L'autre sujet est l'Ukraine. Pour ce qui est de l'annexion de la Crimée il ne faut pas se faire d'illusions. Les Russes sont très nationalistes et cela a accru la popularité de Vladimir Poutine.
Les sanctions qui ne visent que la Crimée ne nous gênent qu'à la marge. Le plus important aujourd'hui, c'est la situation dans le Donbass. Une porte de sortie apparaît possible avec la mise en place d'une mission de maintien de la paix.
Bien évidemment, on ne renoncera pas aux sanctions parce qu'elles ne fonctionnent pas ou parce qu'elles nous affectent. Les sanctions ont toujours affecté les pays qui les ont adoptées. Cela a été le cas notamment au sujet de l'Iran.
Vladimir Poutine est-il prêt à faire un pas sur le Donbass ? Ce n'est pas impossible. On verra ce que donneront les contacts avec le Président de la République.
Cela permettrait aussi d'offrir aux Européens une perspective de levée partielle des sanctions. On a employé la formule « Small for small ». Un début d'acceptation du protocole de Minsk permettrait d'aller dans ce sens.
L'attente est forte dans le domaine économique. La plupart des chefs d'entreprise du CAC 40 - et d'autres - seront présents à Saint-Pétersbourg.
Sur le plan culturel, la mise en place du dialogue de Trianon constitue pour la société civile une idée originale qui repose sur des plateformes numériques en miroir. L'idée est de faire participer des citoyens sur un thème porteur qui peut se décliner de mille façons, celui de la ville du futur. Il serait souhaitable que ce ne soit pas les éternels spécialistes de la Russie en France et de la France en Russie qui interviennent face à face dans le cadre de tables rondes. Ceci existe en Allemagne avec le dialogue de Saint-Pétersbourg depuis environ vingt ans.
On a voulu faire autre chose. Cela donnerait la possibilité à des citoyens de Sibérie ou d'ailleurs d'intervenir sur ce sujet. Il s'agirait d'une relation un peu rénovée..

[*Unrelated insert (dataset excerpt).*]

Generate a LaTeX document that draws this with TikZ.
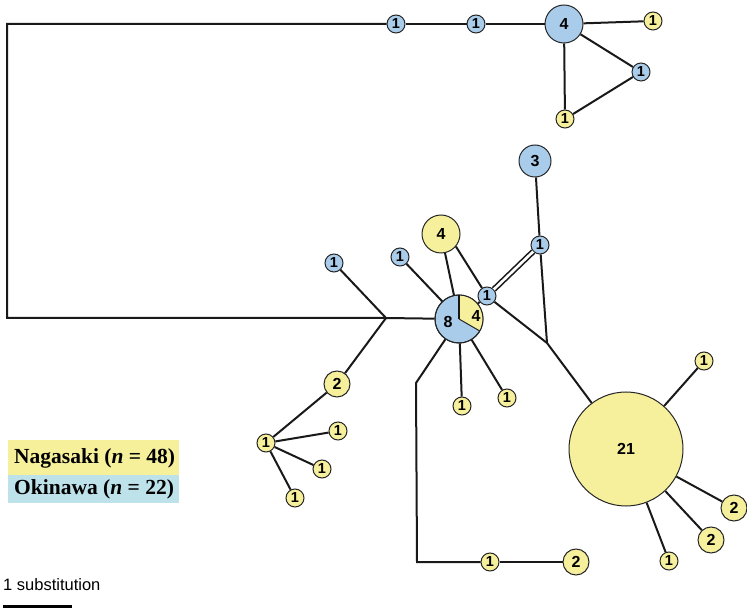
\documentclass[tikz,border=0pt]{standalone}
\usepackage{fontspec}
\setmainfont{Liberation Serif}
\newfontfamily\numfont{Liberation Sans}
\definecolor{hblue}{HTML}{A9CCEB}
\definecolor{hyel}{HTML}{F6EF9C}
\definecolor{lgblue}{HTML}{BEE2EA}
\definecolor{lgyel}{HTML}{F7F09B}
\tikzset{
  hap/.style={circle, draw=black!85, line width=1pt, inner sep=0pt, font=\numfont\bfseries\fontsize{14.5}{14.5}\selectfont},
  one/.style={hap, minimum size=18pt},
  two/.style={hap, minimum size=26pt, font=\numfont\bfseries\fontsize{16}{16}\selectfont},
  three/.style={hap, minimum size=32pt, font=\numfont\bfseries\fontsize{16}{16}\selectfont},
  four/.style={hap, minimum size=38pt, font=\numfont\bfseries\fontsize{16}{16}\selectfont},
  big/.style={hap, minimum size=114pt, font=\numfont\bfseries\fontsize{16}{16}\selectfont},
  B/.style={fill=hblue},
  Y/.style={fill=hyel},
  edge/.style={line width=2pt, black!90},
}
\begin{document}
\begin{tikzpicture}[x=1pt,y=1pt]
\useasboundingbox (0,0) rectangle (747,-609);
% top group
\node[one,B] (a) at (396,-24) {1};
\node[one,B] (b) at (476,-24) {1};
\node[four,B] (c) at (564,-24) {4};
\node[one,Y] (d) at (653,-21) {1};
\node[one,B] (e) at (641,-72) {1};
\node[one,Y] (f) at (565,-119) {1};
% middle
\node[three,B] (v) at (535,-161) {3};
\node[one,B] (u) at (540,-245) {1};
\node[four,Y] (n) at (441,-234) {4};
\node[one,B] (m) at (400,-257) {1};
\node[one,B] (o) at (487,-296) {1};
\node[hap,B,minimum size=48pt] (p) at (459,-319) {};
\fill[hyel] (p.center) -- ++(90:24pt) arc[start angle=90,end angle=-30,radius=24pt] -- cycle;
\draw[black!85,line width=1pt] (p.center) circle[radius=24pt];
\draw[black!90,line width=1.4pt] (p.center) -- ++(90:24pt);
\draw[black!85,line width=1pt] (p.center) -- ++(-30:24pt);
\node[font=\numfont\bfseries\fontsize{16}{16}\selectfont] (p8) at (448,-322) {8};
\node[font=\numfont\bfseries\fontsize{16}{16}\selectfont] (p4) at (476,-316) {4};
\node[one,Y] (q) at (462,-406) {1};
\node[one,Y] (r) at (507,-398) {1};
\node[one,Y] (s) at (490,-562) {1};
\node[two,Y] (t) at (576,-562) {2};
% left
\node[one,B] (g) at (334,-263) {1};
\node[two,Y] (h) at (337,-384) {2};
\node[one,Y] (i) at (266,-443) {1};
\node[one,Y] (j) at (338,-431) {1};
\node[one,Y] (k) at (322,-469) {1};
\node[one,Y] (l) at (295,-498) {1};
% big
\node[big,Y] (w) at (626,-449) {21};
\node[one,Y] (x) at (704,-361) {1};
\node[two,Y] (y) at (734,-508) {2};
\node[two,Y] (z) at (711,-540) {2};
\node[one,Y] (aa) at (669,-561) {1};
% coordinates
\coordinate (C1) at (7,-24);
\coordinate (C2) at (7,-318);
\coordinate (J1) at (386,-318);
\coordinate (J2) at (547,-343);
\coordinate (B1) at (416,-383);
\coordinate (B2) at (417,-562);
% edges
\draw[edge] (a) -- (C1) -- (C2) -- (J1) -- (p);
\draw[edge] (a) -- (b);
\draw[edge] (b) -- (c);
\draw[edge] (c) -- (d);
\draw[edge] (c) -- (e);
\draw[edge] (c) -- (f);
\draw[edge] (e) -- (f);
\draw[edge] (J1) -- (g);
\draw[edge] (J1) -- (h);
\draw[edge] (h) -- (i);
\draw[edge] (i) -- (j);
\draw[edge] (i) -- (k);
\draw[edge] (i) -- (l);
\draw[edge] (p) -- (m);
\draw[edge] (p) -- (n);
\draw[edge] (p) -- (o);
\draw[edge] (p) -- (q);
\draw[edge] (p) -- (r);
\draw[edge] (p) -- (B1) -- (B2) -- (s);
\draw[edge] (s) -- (t);
\draw[edge] (n.-40) -- (o);
\draw[edge] (o) -- (J2);
\draw[edge, line width=1.6pt, double=white, double distance=2.6pt] (o) -- (u);
\draw[edge] (u) -- (v);
\draw[edge] (u) -- (J2);
\draw[edge] (J2) -- (w);
\draw[edge] (w) -- (x);
\draw[edge] (w) -- (y);
\draw[edge] (w) -- (z);
\draw[edge] (w) -- (aa);
% legend
\fill[lgyel] (8,-440) rectangle (179,-475);
\fill[lgblue] (8,-475) rectangle (179,-503);
\node[anchor=west, font=\bfseries\fontsize{21.5}{21.5}\selectfont, inner sep=0pt] (lg1) at (14,-458) {Nagasaki (\textit{n} = 48)};
\node[anchor=west, font=\bfseries\fontsize{21.5}{21.5}\selectfont, inner sep=0pt] (lg2) at (14,-489) {Okinawa (\textit{n} = 22)};
% scale
\node[anchor=west, font=\numfont\fontsize{16.5}{16.5}\selectfont, inner sep=0pt] (sc) at (3,-585) {1 substitution};
\coordinate (s1) at (3,-606);
\coordinate (s2) at (72,-606);
\draw[line width=3pt] (s1) -- (s2);
\end{tikzpicture}
\end{document}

Mme Merkel a été affaiblie par le résultat des élections et la mise en place de cette coalition qui n'est pas totalement convaincante. Les relations du Royaume-Uni avec la Russie sont gelées depuis l'assassinat d'Alexandre Litvinenko. S'il est avéré que c'est la Russie qui est coupable cette fois encore dans l'affaire Skripal, ce sera fini. Les relations avec les Polonais et les pays baltes sont également dans l'impasse, et il n'y a pas tellement d'espoir avec les Américains.
La visite du Président de la République suscite donc une forte attente.

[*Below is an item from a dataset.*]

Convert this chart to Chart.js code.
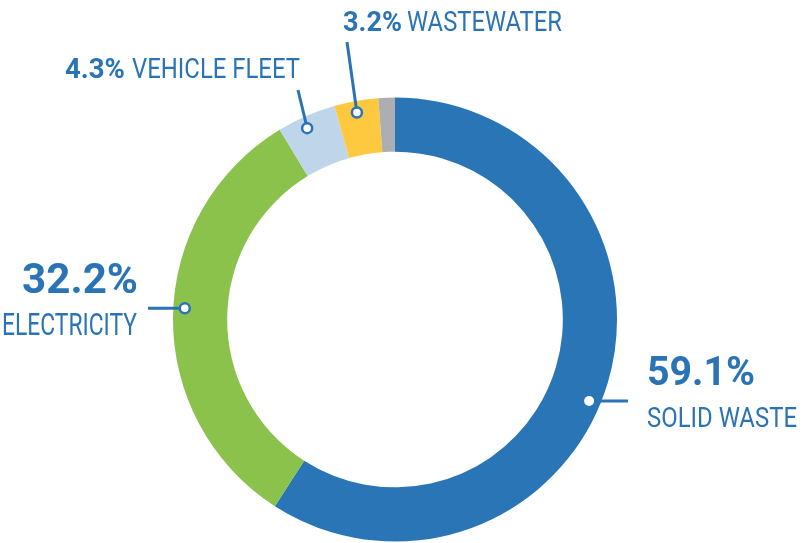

S'agissant des relations parlementaires, il n'est rien de pire que de ne pas entretenir le dialogue avec un pays, et de considérer qu'on ne se parle pas compte tenu des difficultés. Il est très important de maintenir une diplomatie parlementaire.
C'est pourquoi je me réjouis de la visite de vos homologues et de l'initiative de rapport conjoint. Le maintien du dialogue est fondamental. C'est une erreur de tout geler.
Il faut toujours se parler. C'est le principe de la diplomatie. Je ne puis donc que vous encourager dans vos démarches.